In a mentoring session recently, I was supporting a practitioner who was working across languages in their therapeutic practice. We were talking about the challenges that arise when English is the working language, even though it is not the first language of either the therapist or the client.
As part of that conversation, I shared something from my own clinical experience. When I’m working in English with someone whose first language is different, I explicitly invite them to speak in their native language at any point in the session. They do not need to translate immediately. They can say it first in the language it comes in.

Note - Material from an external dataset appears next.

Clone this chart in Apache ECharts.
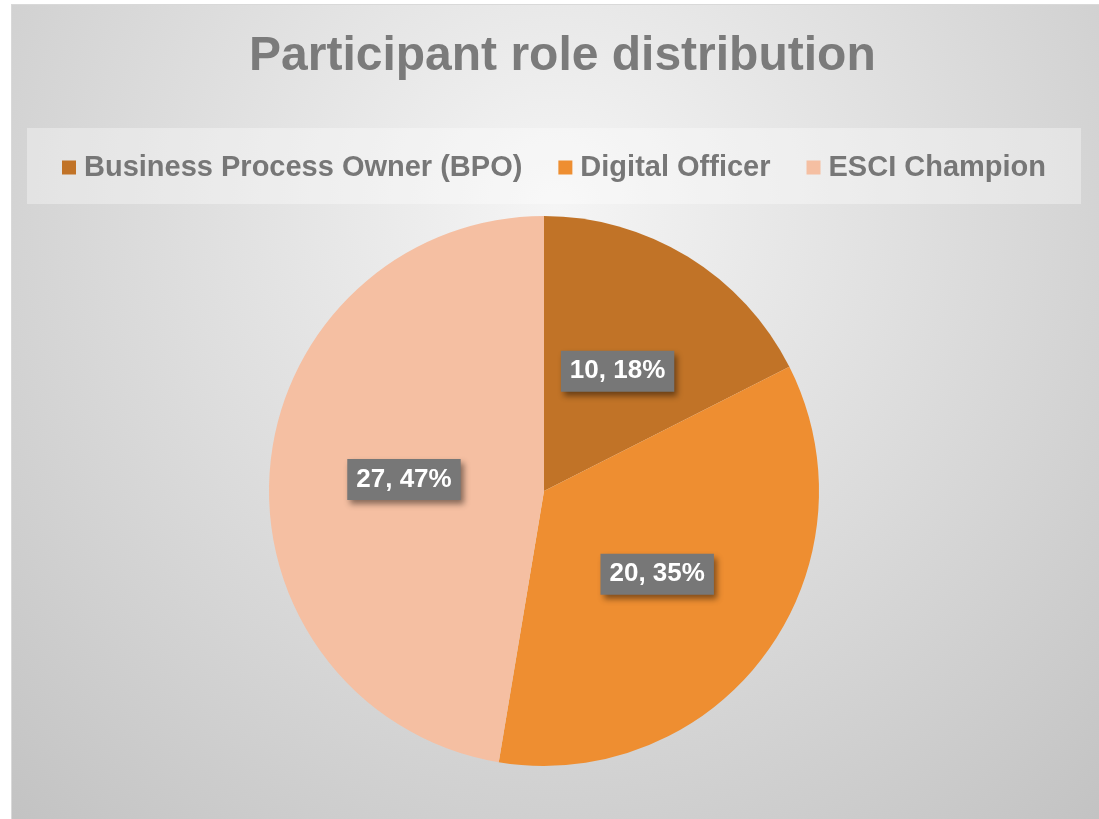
<!DOCTYPE html>
<html>
<head>
<meta charset="utf-8">
<title>Participant role distribution</title>
<script src="https://cdn.jsdelivr.net/npm/echarts@6/dist/echarts.min.js"></script>
<style>
  html, body { margin: 0; padding: 0; background: #ffffff; }
  #roleChart {
    position: absolute;
    left: 11px;
    top: 4px;
    width: 1088px;
    height: 815px;
    box-sizing: border-box;
    border-left: 1px solid #d9d9d9;
    border-top: 1px solid #d9d9d9;
  }
</style>
</head>
<body>
<div id="roleChart"></div>
<script>
// data
const roles = ['Business Process Owner (BPO)', 'Digital Officer', 'ESCI Champion'];
const counts = [10, 20, 27];
const sliceColors = ['#c17327', '#ee8e31', '#f5bfa2'];

const chart = echarts.init(document.getElementById('roleChart'));

const option = {
  backgroundColor: {
    type: 'radial',
    x: 0.5,
    y: 0.25,
    r: 1.0,
    colorStops: [
      { offset: 0, color: '#f5f5f5' },
      { offset: 1, color: '#c3c3c3' }
    ]
  },
  title: {
    text: 'Participant role distribution',
    left: 232,
    top: 23,
    textStyle: {
      fontFamily: 'Liberation Sans, Arial, sans-serif',
      fontSize: 48,
      fontWeight: 'bold',
      color: '#7b7b7b'
    }
  },
  // the pale box behind the legend
  graphic: [{
    type: 'rect',
    left: 15,
    top: 123,
    shape: { width: 1054, height: 76 },
    style: { fill: 'rgba(255,255,255,0.35)' },
    z: 0
  }],
  legend: {
    left: 45,
    top: 143,
    itemWidth: 14,
    itemHeight: 14,
    itemGap: 36,
    icon: 'rect',
    data: roles,
    formatter: '{t|{name}}',
    textStyle: {
      fontFamily: 'Liberation Sans, Arial, sans-serif',
      fontSize: 29,
      fontWeight: 'bold',
      color: '#777777',
      rich: {
        t: {
          fontFamily: 'Liberation Sans, Arial, sans-serif',
          fontSize: 29,
          fontWeight: 'bold',
          color: '#777777',
          padding: [0, 0, 0, 3]
        }
      }
    }
  },
  series: [{
    name: 'Role',
    type: 'pie',
    center: [532, 486],
    radius: 275,
    startAngle: 90,
    clockwise: true,
    percentPrecision: 0,
    silent: true,
    itemStyle: { borderWidth: 0 },
    label: {
      show: true,
      position: 'inside',
      formatter: '{c}, {d}%',
      fontFamily: 'Liberation Sans, Arial, sans-serif',
      fontSize: 26,
      fontWeight: 'bold',
      lineHeight: 27,
      color: '#ffffff',
      backgroundColor: '#777777',
      padding: [7, 9],
      shadowColor: 'rgba(0,0,0,0.45)',
      shadowBlur: 6,
      shadowOffsetX: 3,
      shadowOffsetY: 4
    },
    labelLine: { show: false },
    data: roles.map((name, i) => ({
      name: name,
      value: counts[i],
      itemStyle: { color: sliceColors[i] }
    }))
  }]
};

chart.setOption(option);
</script>
</body>
</html>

I’ve noticed over time that when people speak in the language they grew up with, the quality of contact often becomes more immediate and embodied. The words tend to arrive from a different place. Speaking English, even fluently, often involves organising experience through thought first, which can narrow tone, soften emotional edges, or prioritise coherence over immediacy.

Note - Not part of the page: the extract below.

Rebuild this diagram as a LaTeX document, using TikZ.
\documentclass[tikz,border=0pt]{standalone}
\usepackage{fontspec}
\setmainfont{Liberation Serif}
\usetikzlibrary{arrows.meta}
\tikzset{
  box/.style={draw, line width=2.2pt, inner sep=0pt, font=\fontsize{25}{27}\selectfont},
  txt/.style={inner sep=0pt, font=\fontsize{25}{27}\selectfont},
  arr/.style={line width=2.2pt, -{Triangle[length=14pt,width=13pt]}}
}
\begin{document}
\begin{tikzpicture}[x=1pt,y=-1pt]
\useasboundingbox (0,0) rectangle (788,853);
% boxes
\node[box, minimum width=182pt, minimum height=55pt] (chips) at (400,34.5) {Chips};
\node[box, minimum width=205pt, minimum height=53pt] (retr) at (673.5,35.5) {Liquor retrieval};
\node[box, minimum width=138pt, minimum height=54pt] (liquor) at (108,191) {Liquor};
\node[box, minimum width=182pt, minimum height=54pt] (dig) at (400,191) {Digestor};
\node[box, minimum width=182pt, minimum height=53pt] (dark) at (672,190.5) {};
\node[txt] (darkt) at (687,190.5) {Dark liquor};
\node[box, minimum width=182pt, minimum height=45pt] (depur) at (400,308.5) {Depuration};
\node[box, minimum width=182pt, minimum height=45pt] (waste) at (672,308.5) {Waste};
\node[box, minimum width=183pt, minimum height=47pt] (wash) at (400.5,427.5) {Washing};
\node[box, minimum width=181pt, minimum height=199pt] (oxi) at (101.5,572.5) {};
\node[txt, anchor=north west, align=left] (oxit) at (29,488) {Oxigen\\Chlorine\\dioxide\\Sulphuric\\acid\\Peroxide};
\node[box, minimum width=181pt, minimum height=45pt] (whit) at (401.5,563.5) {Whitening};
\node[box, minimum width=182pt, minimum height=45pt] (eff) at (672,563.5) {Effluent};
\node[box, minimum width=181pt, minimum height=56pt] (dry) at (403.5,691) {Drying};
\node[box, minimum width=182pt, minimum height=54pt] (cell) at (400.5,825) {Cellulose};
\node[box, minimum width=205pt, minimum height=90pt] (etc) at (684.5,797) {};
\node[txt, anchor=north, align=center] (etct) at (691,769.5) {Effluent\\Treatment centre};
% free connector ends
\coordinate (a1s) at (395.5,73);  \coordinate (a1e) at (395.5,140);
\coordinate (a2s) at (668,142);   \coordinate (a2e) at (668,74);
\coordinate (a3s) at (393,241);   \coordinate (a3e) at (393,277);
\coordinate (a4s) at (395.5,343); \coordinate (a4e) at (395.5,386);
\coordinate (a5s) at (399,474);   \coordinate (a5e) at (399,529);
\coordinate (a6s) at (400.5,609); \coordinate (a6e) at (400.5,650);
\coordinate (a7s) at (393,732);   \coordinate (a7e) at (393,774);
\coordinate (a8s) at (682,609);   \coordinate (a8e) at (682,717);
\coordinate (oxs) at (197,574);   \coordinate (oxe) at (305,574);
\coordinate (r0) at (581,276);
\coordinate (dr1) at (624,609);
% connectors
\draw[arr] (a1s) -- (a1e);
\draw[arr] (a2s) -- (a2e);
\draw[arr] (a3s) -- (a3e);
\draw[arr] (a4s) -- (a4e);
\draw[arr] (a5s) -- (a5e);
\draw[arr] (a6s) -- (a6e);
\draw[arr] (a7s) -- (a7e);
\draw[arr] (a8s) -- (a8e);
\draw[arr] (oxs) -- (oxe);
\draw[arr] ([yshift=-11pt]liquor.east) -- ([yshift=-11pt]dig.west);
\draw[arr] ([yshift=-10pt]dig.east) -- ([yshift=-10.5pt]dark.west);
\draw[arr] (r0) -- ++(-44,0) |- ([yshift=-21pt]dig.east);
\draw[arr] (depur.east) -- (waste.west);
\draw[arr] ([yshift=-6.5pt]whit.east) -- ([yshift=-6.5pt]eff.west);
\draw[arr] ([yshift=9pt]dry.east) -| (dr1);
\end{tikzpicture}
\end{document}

When people speak in their first language, the pacing often becomes less managed, tone carries more variation, and bodily responses appear alongside the words rather than after them. This shows up in how directly someone can stay with what they are sensing as they speak.

Thinking Words and Felt Experience
Working in a second or third language usually involves some degree of internal translation. Even when someone is fluent, there is often a process of selecting phrasing, monitoring accuracy, or adjusting expression so it is stated correctly. That process leans on cognition. It can bring clarity and structure, but it can also pull attention away from sensation and affect.
When people speak in their first language, there is often less focus on choosing the right words, leaving more availability to track what is happening internally as they speak. The words arrive with more rhythm and variation. Tone changes and adds another layer to notice. Familiar emotional patterns show up in the words that feel most natural. People may hesitate less. When they pause, it is part of sensing what is there rather than searching for how to say it.

Emotion Develops Inside Language
Emotional understanding develops through language as it is used in relationship, but not in a uniform or predictable way. Words for feelings are learned in particular moments, under particular conditions, with particular responses. Tone, timing, and consequence all play a part, and none of them are consistent.
Emotional life tends to organise itself unevenly. Some feelings come with language close at hand, others sit at the edge of awareness, show up indirectly, or drop out altogether. What is available shifts with context, relationship, and pressure, and does not stay consistent. Much of this organisation takes shape in the language spoken early on, where emotional life was worked out in the flow of interaction rather than learned as a stable set of distinctions.
When people later speak about these experiences in another language, some aspects carry across and others do not. Words can be accurate without feeling sufficient. Description may arrive without the weight of lived experience, or with a different weight altogether. When something feels like it doesn’t translate, it is often pointing to these uneven transfers rather than a simple loss of meaning.
Language and Memory
Early memories are typically encoded in the language that was spoken at the time. When people recall those experiences in a later-learned language, the memory can feel distant or incomplete. Images may be less vivid and emotional tone may not be felt with the same depth.
When people return to their first language, more detail often becomes available. Sensations, scenes, and relational impressions tend to come forward with greater clarity.